**Exercise**. Beneath this line sits some data. Return only its lines from the one holding "Output the LaTeX" through the one holding "minimum width=304pt] (coast)", inclusive, exactly, with the images removed.
─── Stored rows
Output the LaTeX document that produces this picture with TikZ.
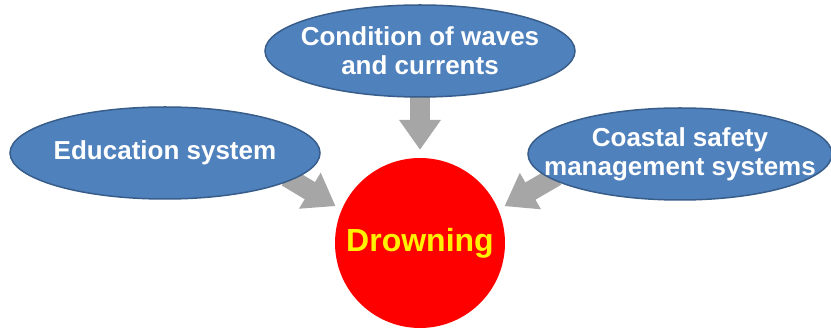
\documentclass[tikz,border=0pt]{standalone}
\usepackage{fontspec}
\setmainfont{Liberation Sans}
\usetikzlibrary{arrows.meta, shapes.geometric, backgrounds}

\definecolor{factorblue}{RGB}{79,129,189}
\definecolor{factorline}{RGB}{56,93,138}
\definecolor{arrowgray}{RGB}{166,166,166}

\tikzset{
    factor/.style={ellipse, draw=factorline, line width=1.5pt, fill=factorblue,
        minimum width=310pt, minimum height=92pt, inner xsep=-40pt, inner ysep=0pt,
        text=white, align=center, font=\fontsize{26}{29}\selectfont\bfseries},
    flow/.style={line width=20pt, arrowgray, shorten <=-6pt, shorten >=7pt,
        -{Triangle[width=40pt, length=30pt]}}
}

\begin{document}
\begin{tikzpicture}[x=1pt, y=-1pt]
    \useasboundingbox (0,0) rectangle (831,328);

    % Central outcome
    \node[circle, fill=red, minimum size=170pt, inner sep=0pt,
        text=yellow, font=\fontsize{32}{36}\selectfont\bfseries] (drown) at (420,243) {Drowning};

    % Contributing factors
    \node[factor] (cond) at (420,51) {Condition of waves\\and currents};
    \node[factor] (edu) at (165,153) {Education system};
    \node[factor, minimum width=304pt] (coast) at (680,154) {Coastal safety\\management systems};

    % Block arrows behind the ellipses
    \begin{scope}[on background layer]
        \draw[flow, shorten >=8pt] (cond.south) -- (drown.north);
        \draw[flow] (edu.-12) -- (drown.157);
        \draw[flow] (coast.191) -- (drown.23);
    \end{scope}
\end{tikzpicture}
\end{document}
──────
─── Stored rows
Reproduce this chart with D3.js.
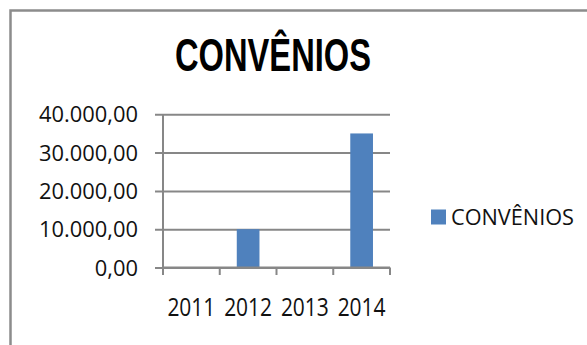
──────
─── Stored rows
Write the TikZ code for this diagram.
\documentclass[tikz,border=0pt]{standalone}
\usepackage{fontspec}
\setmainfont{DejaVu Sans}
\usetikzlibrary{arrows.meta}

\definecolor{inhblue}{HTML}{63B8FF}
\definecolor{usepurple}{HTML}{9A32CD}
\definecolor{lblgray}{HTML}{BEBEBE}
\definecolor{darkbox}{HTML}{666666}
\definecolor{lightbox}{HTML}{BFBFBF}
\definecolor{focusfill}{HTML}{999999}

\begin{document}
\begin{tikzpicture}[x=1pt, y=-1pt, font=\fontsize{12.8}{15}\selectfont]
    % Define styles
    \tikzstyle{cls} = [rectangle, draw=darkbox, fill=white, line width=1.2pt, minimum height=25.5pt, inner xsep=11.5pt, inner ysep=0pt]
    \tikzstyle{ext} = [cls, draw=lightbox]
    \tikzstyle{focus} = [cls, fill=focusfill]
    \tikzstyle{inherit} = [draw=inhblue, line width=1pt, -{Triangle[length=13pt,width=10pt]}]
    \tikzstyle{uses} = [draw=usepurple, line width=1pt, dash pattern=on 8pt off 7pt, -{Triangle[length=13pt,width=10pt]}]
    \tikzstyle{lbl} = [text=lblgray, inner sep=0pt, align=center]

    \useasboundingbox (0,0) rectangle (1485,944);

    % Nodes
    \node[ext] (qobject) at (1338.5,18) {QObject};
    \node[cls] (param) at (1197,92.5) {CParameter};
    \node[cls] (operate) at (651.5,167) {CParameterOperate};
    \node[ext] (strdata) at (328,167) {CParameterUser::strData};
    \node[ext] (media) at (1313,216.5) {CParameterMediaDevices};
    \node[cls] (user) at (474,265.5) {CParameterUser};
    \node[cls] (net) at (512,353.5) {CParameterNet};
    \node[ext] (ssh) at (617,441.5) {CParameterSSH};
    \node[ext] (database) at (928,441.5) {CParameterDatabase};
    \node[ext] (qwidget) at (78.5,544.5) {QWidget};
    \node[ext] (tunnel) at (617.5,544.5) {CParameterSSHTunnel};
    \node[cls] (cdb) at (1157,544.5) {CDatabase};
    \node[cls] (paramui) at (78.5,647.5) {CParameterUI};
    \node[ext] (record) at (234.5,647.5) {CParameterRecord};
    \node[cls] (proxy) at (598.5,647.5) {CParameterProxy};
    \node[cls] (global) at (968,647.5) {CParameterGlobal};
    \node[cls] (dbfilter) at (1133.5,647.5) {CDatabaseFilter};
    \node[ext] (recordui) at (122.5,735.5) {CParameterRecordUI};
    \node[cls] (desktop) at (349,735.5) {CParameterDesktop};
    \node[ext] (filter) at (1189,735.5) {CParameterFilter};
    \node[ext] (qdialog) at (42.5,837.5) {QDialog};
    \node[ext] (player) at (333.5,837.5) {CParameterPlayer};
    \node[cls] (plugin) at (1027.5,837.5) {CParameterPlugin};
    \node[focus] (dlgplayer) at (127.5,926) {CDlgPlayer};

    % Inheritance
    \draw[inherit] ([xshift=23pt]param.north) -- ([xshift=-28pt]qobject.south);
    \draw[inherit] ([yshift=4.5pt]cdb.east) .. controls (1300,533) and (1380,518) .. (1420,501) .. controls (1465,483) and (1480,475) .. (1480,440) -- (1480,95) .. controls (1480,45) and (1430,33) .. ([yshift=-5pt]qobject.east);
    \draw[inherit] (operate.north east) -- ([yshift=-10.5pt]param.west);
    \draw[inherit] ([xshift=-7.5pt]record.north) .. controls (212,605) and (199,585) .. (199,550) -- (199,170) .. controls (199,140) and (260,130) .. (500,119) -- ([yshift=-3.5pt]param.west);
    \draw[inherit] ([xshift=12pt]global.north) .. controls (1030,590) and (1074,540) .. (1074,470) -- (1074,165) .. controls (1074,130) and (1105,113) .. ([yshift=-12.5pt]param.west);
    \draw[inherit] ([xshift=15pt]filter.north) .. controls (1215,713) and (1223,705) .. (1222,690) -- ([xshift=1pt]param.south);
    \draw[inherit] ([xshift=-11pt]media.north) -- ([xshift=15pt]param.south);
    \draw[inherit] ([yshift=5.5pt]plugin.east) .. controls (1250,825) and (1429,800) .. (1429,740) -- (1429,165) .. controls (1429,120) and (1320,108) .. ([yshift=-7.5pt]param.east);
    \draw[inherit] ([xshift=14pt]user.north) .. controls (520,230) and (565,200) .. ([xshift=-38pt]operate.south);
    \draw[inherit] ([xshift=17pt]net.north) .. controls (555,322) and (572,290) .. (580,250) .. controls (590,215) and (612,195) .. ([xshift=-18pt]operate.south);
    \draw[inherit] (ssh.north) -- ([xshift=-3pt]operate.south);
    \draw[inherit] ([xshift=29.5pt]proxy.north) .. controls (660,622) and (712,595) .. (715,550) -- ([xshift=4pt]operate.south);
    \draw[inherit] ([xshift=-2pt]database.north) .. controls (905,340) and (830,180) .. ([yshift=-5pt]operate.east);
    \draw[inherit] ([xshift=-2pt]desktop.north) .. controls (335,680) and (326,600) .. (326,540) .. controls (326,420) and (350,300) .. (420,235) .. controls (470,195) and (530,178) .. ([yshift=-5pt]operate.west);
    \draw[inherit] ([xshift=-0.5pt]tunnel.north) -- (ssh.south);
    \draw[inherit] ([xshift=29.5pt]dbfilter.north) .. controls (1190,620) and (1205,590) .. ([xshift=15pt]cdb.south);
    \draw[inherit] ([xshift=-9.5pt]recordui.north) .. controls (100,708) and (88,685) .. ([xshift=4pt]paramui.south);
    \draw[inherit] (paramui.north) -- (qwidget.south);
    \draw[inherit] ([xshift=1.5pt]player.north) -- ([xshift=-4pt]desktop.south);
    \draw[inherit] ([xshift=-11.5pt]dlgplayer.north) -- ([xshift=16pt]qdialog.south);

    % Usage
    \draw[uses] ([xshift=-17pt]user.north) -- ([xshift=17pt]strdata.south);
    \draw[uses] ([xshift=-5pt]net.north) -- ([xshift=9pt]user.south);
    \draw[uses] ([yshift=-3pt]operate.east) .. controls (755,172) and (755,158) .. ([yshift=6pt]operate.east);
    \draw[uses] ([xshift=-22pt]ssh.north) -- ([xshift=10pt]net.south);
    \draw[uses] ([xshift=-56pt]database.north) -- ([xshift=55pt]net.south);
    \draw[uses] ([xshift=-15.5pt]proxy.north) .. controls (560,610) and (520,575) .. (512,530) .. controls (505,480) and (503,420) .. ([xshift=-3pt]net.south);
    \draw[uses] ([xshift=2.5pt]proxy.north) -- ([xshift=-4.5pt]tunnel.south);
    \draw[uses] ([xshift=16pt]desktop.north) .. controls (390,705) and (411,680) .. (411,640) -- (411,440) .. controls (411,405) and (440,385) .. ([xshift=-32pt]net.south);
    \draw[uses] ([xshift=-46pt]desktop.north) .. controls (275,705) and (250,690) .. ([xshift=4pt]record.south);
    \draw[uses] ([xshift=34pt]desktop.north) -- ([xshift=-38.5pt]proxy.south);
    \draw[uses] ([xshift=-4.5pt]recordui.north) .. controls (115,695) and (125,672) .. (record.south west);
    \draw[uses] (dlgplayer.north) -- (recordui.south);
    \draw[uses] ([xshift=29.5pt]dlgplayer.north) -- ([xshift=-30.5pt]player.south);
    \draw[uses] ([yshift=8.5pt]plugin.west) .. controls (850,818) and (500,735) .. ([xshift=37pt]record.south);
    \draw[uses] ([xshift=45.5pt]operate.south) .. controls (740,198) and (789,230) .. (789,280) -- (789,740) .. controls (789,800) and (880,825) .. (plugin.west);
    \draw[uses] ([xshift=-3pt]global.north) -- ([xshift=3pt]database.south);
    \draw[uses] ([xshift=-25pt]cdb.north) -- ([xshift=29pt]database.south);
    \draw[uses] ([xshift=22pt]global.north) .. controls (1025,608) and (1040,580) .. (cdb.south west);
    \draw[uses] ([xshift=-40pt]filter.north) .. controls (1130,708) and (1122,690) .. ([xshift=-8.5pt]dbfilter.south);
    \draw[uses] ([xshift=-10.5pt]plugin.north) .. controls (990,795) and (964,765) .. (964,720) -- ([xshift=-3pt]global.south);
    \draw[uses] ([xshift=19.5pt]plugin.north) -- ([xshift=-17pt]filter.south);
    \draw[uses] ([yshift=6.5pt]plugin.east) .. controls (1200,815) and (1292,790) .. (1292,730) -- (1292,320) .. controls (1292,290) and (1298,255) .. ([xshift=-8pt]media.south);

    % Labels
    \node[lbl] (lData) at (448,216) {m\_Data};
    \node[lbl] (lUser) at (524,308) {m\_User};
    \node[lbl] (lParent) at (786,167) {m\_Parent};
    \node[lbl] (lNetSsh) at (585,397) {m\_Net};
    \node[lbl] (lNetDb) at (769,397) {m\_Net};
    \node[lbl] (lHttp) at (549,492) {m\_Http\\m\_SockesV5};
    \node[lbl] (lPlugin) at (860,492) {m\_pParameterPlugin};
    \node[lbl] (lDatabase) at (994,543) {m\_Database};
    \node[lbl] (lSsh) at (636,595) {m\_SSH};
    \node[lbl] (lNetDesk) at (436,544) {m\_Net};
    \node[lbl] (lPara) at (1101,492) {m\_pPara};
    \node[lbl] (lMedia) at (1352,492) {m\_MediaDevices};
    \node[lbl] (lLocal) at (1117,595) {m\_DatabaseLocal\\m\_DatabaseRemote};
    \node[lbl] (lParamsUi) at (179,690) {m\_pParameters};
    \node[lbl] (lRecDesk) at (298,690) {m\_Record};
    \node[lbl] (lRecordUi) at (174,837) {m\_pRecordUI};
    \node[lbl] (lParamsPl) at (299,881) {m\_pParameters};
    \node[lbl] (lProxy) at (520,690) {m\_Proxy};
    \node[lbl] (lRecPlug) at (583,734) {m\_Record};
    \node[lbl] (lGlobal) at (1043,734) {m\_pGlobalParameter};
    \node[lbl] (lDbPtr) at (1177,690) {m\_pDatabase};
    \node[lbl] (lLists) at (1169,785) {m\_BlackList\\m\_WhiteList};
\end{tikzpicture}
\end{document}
──────
**Answer to this problem**.
Output the LaTeX document that produces this picture with TikZ.
\documentclass[tikz,border=0pt]{standalone}
\usepackage{fontspec}
\setmainfont{Liberation Sans}
\usetikzlibrary{arrows.meta, shapes.geometric, backgrounds}

\definecolor{factorblue}{RGB}{79,129,189}
\definecolor{factorline}{RGB}{56,93,138}
\definecolor{arrowgray}{RGB}{166,166,166}

\tikzset{
    factor/.style={ellipse, draw=factorline, line width=1.5pt, fill=factorblue,
        minimum width=310pt, minimum height=92pt, inner xsep=-40pt, inner ysep=0pt,
        text=white, align=center, font=\fontsize{26}{29}\selectfont\bfseries},
    flow/.style={line width=20pt, arrowgray, shorten <=-6pt, shorten >=7pt,
        -{Triangle[width=40pt, length=30pt]}}
}

\begin{document}
\begin{tikzpicture}[x=1pt, y=-1pt]
    \useasboundingbox (0,0) rectangle (831,328);

    % Central outcome
    \node[circle, fill=red, minimum size=170pt, inner sep=0pt,
        text=yellow, font=\fontsize{32}{36}\selectfont\bfseries] (drown) at (420,243) {Drowning};

    % Contributing factors
    \node[factor] (cond) at (420,51) {Condition of waves\\and currents};
    \node[factor] (edu) at (165,153) {Education system};
    \node[factor, minimum width=304pt] (coast) at (680,154) {Coastal safety\\management systems};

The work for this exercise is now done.